**Source records:**
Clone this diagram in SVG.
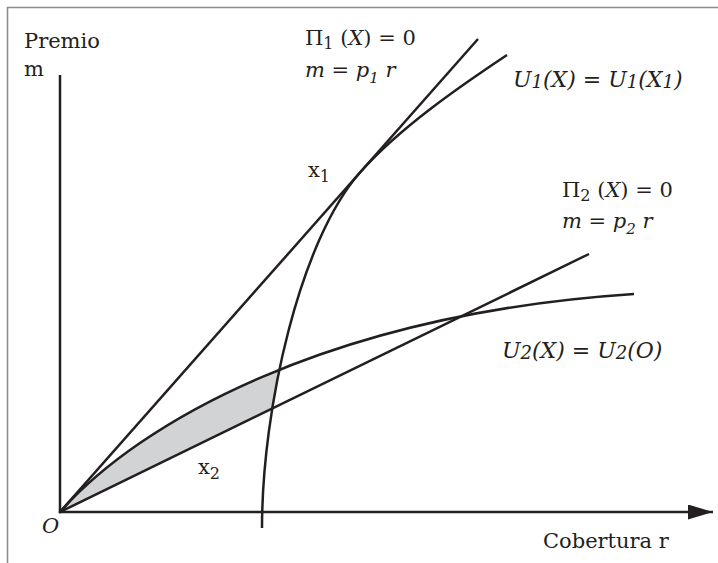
<svg xmlns="http://www.w3.org/2000/svg" width="718" height="563" viewBox="0 0 718 563">
<style>
.t{font-family:"DejaVu Serif","Liberation Serif",serif;font-size:21px;fill:#231f20}
.i{font-style:italic}
.u{font-size:22px}
.c{fill:none;stroke:#231f20;stroke-width:2.5;stroke-linecap:butt}
.fr{fill:none;stroke:#8c8c8c;stroke-width:1.6}
</style>
<defs>
<marker id="ah" markerWidth="26" markerHeight="15" refX="25" refY="7.5" orient="auto" markerUnits="userSpaceOnUse">
<path d="M0,0 L25,7.5 L0,15 Z" fill="#231f20"/>
</marker>
<clipPath id="leftU1"><path d="M0,600 L262,600 L262,528 C262,408 300,240.4 360,172.5 L360,0 L0,0 Z"/></clipPath>
<clipPath id="abovePi2"><path d="M60,512 L700,199.9 L700,0 L0,0 L0,512 Z"/></clipPath>
</defs>
<g id="frame">
<line class="fr" x1="7.5" y1="7" x2="7.5" y2="563"/>
<line class="fr" x1="7" y1="7.5" x2="718" y2="7.5"/>
</g>
<g id="shaded" clip-path="url(#leftU1)">
<path d="M60,512 C140,421.5 330,314 634,294 Z" fill="#d1d3d4" clip-path="url(#abovePi2)"/>
</g>
<g id="connectors">
<line id="yaxis" class="c" x1="60" y1="75" x2="60" y2="513.2"/>
<line id="xaxis" class="c" x1="58.8" y1="512" x2="713" y2="512" marker-end="url(#ah)"/>
<line id="pi1" class="c" x1="60" y1="512" x2="478" y2="39"/>
<line id="pi2" class="c" x1="60" y1="512" x2="589" y2="254"/>
<path id="u1" class="c" d="M262,528 C262,408 300,240.4 360,172.5 C400,127.2 462,85 507,55"/>
<path id="u2" class="c" d="M60,512 C140,421.5 330,314 634,294"/>
</g>
<g id="labels">
<text class="t" x="24" y="48">Premio</text>
<text class="t" x="24" y="76">m</text>
<text class="t" x="305" y="45">Π<tspan font-size="16" dy="4">1</tspan><tspan dy="-4"> (</tspan><tspan class="i">X</tspan>) = 0</text>
<text class="t i" x="305" y="77">m = p<tspan font-size="15" dy="6">1</tspan><tspan dy="-6"> r</tspan></text>
<text class="t i u" x="513" y="87">U<tspan font-size="18" dy="1">1</tspan><tspan dy="-1">(X) = U</tspan><tspan font-size="18" dy="1">1</tspan><tspan dy="-1">(X</tspan><tspan font-size="18" dy="1">1</tspan><tspan dy="-1">)</tspan></text>
<text class="t" x="308" y="177">x<tspan font-size="16" dy="5">1</tspan></text>
<text class="t" x="562" y="197">Π<tspan font-size="16" dy="4">2</tspan><tspan dy="-4"> (</tspan><tspan class="i">X</tspan>) = 0</text>
<text class="t i" x="562" y="228">m = p<tspan font-size="15" dy="6">2</tspan><tspan dy="-6"> r</tspan></text>
<text class="t i u" x="502" y="358">U<tspan font-size="18" dy="1">2</tspan><tspan dy="-1">(X) = U</tspan><tspan font-size="18" dy="1">2</tspan><tspan dy="-1">(O)</tspan></text>
<text class="t" x="198" y="474">x<tspan font-size="16" dy="5">2</tspan></text>
<text class="t i" x="42" y="533" font-size="18">O</text>
<text class="t" x="543" y="548">Cobertura r</text>
</g>
</svg>
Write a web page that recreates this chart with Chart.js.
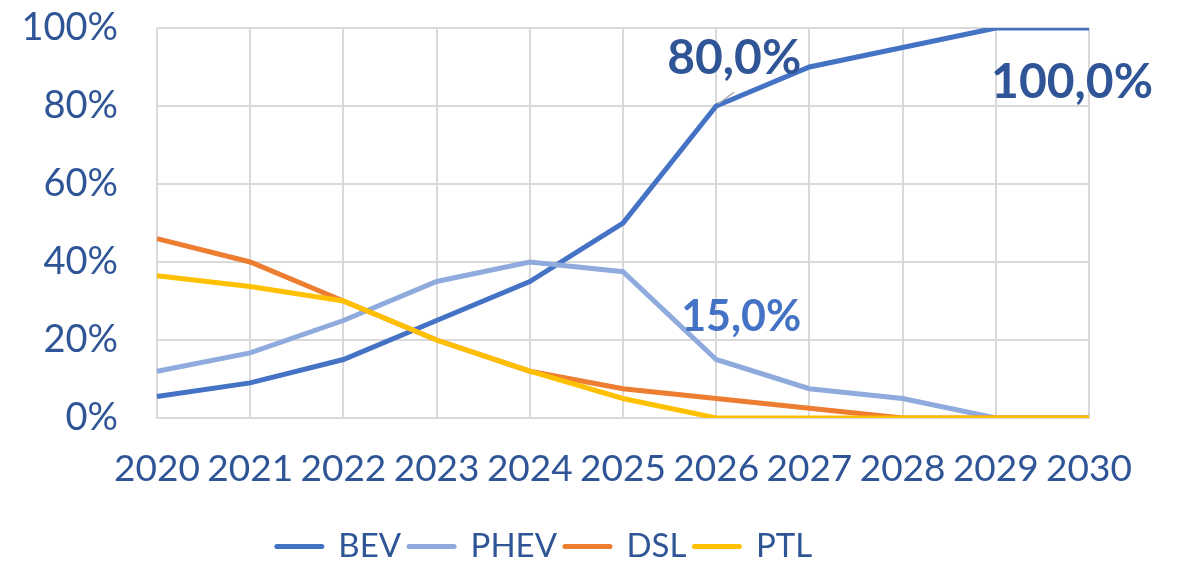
<!DOCTYPE html>
<html>
<head>
<meta charset="utf-8">
<script src="https://cdn.jsdelivr.net/npm/chart.js@4/dist/chart.umd.min.js"></script>
<style>
  html, body { margin: 0; padding: 0; background: #fff; }
  #wrap { width: 1184px; height: 564px; }
</style>
</head>
<body>
<div id="wrap"><canvas id="myChart" width="1184" height="564"></canvas></div>
<script>
// dati
let years = ["2020", "2021", "2022", "2023", "2024", "2025", "2026", "2027", "2028", "2029", "2030"];
let bev = [5.5, 9, 15, 25, 35, 50, 80, 90, 95, 100, 100];
let phev = [12, 16.7, 25, 35, 40, 37.5, 15, 7.5, 5, 0, 0];
let dsl = [46, 40, 30, 20, 12, 7.5, 5, 2.5, 0, 0, 0];
let ptl = [36.5, 33.7, 30, 20, 12, 5, 0, 0, 0, 0, 0];
let yTicks = [0, 20, 40, 60, 80, 100];

// etichette dati: [dataset, indice, testo]
let dataLabels = [
    [0, 6, "80,0%"],
    [0, 10, "100,0%"],
    [1, 6, "15,0%"],
];

let darkBlue = "#2F5597";
let fontFamily = "Lato, 'Open Sans', sans-serif";

// disegna le etichette vicino ai punti
let labelPlugin = {
    id: "labelPlugin",
    afterDatasetsDraw(chart) {
        let ctx = chart.ctx;
        let p80 = chart.getDatasetMeta(0).data[6];
        let p100 = chart.getDatasetMeta(0).data[10];
        let p15 = chart.getDatasetMeta(1).data[6];

        ctx.save();
        // linea guida per 80,0%
        ctx.strokeStyle = "#A6A6A6";
        ctx.lineWidth = 1.5;
        ctx.beginPath();
        ctx.moveTo(p80.x + 2, p80.y - 2);
        ctx.lineTo(p80.x + 18, p80.y - 14);
        ctx.stroke();

        ctx.textAlign = "center";
        ctx.textBaseline = "middle";
        ctx.font = "bold 48px " + fontFamily;
        ctx.fillStyle = darkBlue;
        ctx.fillText(dataLabels[0][2], p80.x + 18, p80.y - 47);
        ctx.fillText(dataLabels[1][2], p100.x - 17, p100.y + 55);

        ctx.font = "bold 43px " + fontFamily;
        ctx.fillStyle = "#4472C4";
        ctx.fillText(dataLabels[2][2], p15.x + 25, p15.y - 42);
        ctx.restore();
    }
};

// order: come in Excel l'ultima serie sta sopra
function serie(label, data, color, order) {
    return {
        label: label,
        data: data,
        borderColor: color,
        backgroundColor: color,
        borderWidth: 5,
        pointRadius: 0,
        pointStyle: "line",
        tension: 0,
        order: order,
    };
}

let ctx = document.getElementById("myChart").getContext("2d");
let myChart = new Chart(ctx, {
    type: "line",
    data: {
        labels: years,
        datasets: [
            serie("BEV", bev, "#4472C4", 4),
            serie("PHEV", phev, "#8FAADC", 3),
            serie("DSL", dsl, "#ED7D31", 2),
            serie("PTL", ptl, "#FFC000", 1),
        ],
    },
    options: {
        responsive: false,
        animation: false,
        layout: {
            padding: { top: 28, right: 95, bottom: -9, left: 0 },
        },
        scales: {
            x: {
                offset: false,
                grid: { color: "#D9D9D9", lineWidth: 2, drawTicks: false },
                border: { color: "#D9D9D9", width: 2 },
                ticks: {
                    color: darkBlue,
                    font: { family: fontFamily, size: 37 },
                    padding: 29,
                    maxRotation: 0,
                    autoSkip: false,
                },
                afterFit(scale) { scale.height = 104; },
            },
            y: {
                min: 0,
                max: 100,
                afterBuildTicks(scale) {
                    scale.ticks = yTicks.map(v => ({ value: v }));
                },
                // tacche invisibili per distanziare le etichette
                grid: { color: "#D9D9D9", lineWidth: 2, drawTicks: true, tickLength: 39, tickColor: "rgba(0,0,0,0)" },
                border: { display: false },
                ticks: {
                    color: darkBlue,
                    font: { family: fontFamily, size: 38 },
                    padding: 0,
                    callback: v => v + "%",
                },
                afterFit(scale) { scale.width = 157; },
            },
        },
        plugins: {
            legend: {
                display: true,
                position: "bottom",
                labels: {
                    color: darkBlue,
                    font: { family: fontFamily, size: 33 },
                    usePointStyle: true,
                    pointStyle: "line",
                    pointStyleWidth: 45,
                    padding: 8,
                    sort: (a, b) => a.datasetIndex - b.datasetIndex,
                    generateLabels(chart) {
                        let items = Chart.defaults.plugins.legend.labels.generateLabels(chart);
                        items.forEach(it => { it.lineCap = "round"; it.lineWidth = 5; });
                        return items;
                    },
                },
            },
            tooltip: { enabled: false },
        },
    },
    plugins: [labelPlugin],
});
</script>
</body>
</html>
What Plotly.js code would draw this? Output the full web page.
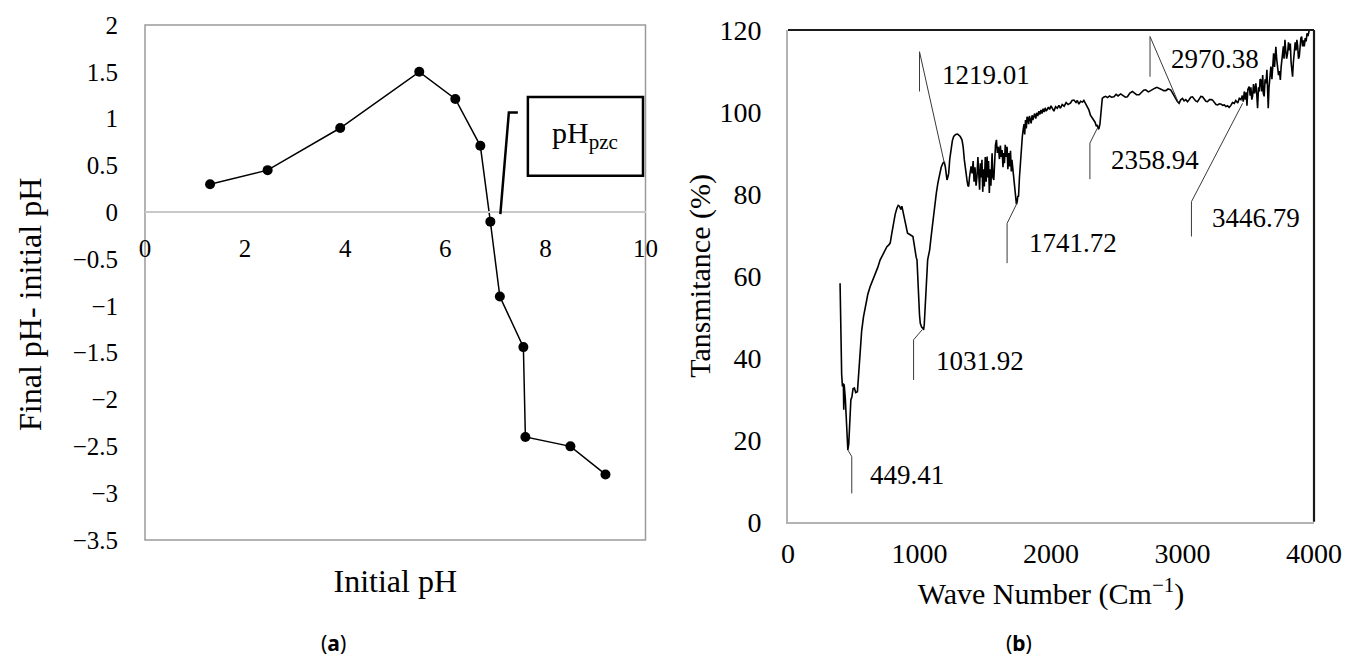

**What to do:**
Retype the section that opens with the line holding "Write a web" and closes with the line holding "ctx.stroke();", exactly as it reads, without any pictures.

**Problem solution:**
Write a web page that recreates this chart with Chart.js.
<!DOCTYPE html>
<html>
<head>
<meta charset="utf-8">
<script src="https://cdn.jsdelivr.net/npm/chart.js@4/dist/chart.umd.min.js"></script>
<style>
  html, body { margin: 0; padding: 0; background: #fff; }
  #wrap { width: 1184px; height: 564px; }
</style>
</head>
<body>
<div id="wrap"><canvas id="myChart" width="1184" height="564"></canvas></div>
<script>
// dati
let years = ["2020", "2021", "2022", "2023", "2024", "2025", "2026", "2027", "2028", "2029", "2030"];
let bev = [5.5, 9, 15, 25, 35, 50, 80, 90, 95, 100, 100];
let phev = [12, 16.7, 25, 35, 40, 37.5, 15, 7.5, 5, 0, 0];
let dsl = [46, 40, 30, 20, 12, 7.5, 5, 2.5, 0, 0, 0];
let ptl = [36.5, 33.7, 30, 20, 12, 5, 0, 0, 0, 0, 0];
let yTicks = [0, 20, 40, 60, 80, 100];

// etichette dati: [dataset, indice, testo]
let dataLabels = [
    [0, 6, "80,0%"],
    [0, 10, "100,0%"],
    [1, 6, "15,0%"],
];

let darkBlue = "#2F5597";
let fontFamily = "Lato, 'Open Sans', sans-serif";

// disegna le etichette vicino ai punti
let labelPlugin = {
    id: "labelPlugin",
    afterDatasetsDraw(chart) {
        let ctx = chart.ctx;
        let p80 = chart.getDatasetMeta(0).data[6];
        let p100 = chart.getDatasetMeta(0).data[10];
        let p15 = chart.getDatasetMeta(1).data[6];

        ctx.save();
        // linea guida per 80,0%
        ctx.strokeStyle = "#A6A6A6";
        ctx.lineWidth = 1.5;
        ctx.beginPath();
        ctx.moveTo(p80.x + 2, p80.y - 2);
        ctx.lineTo(p80.x + 18, p80.y - 14);
        ctx.stroke();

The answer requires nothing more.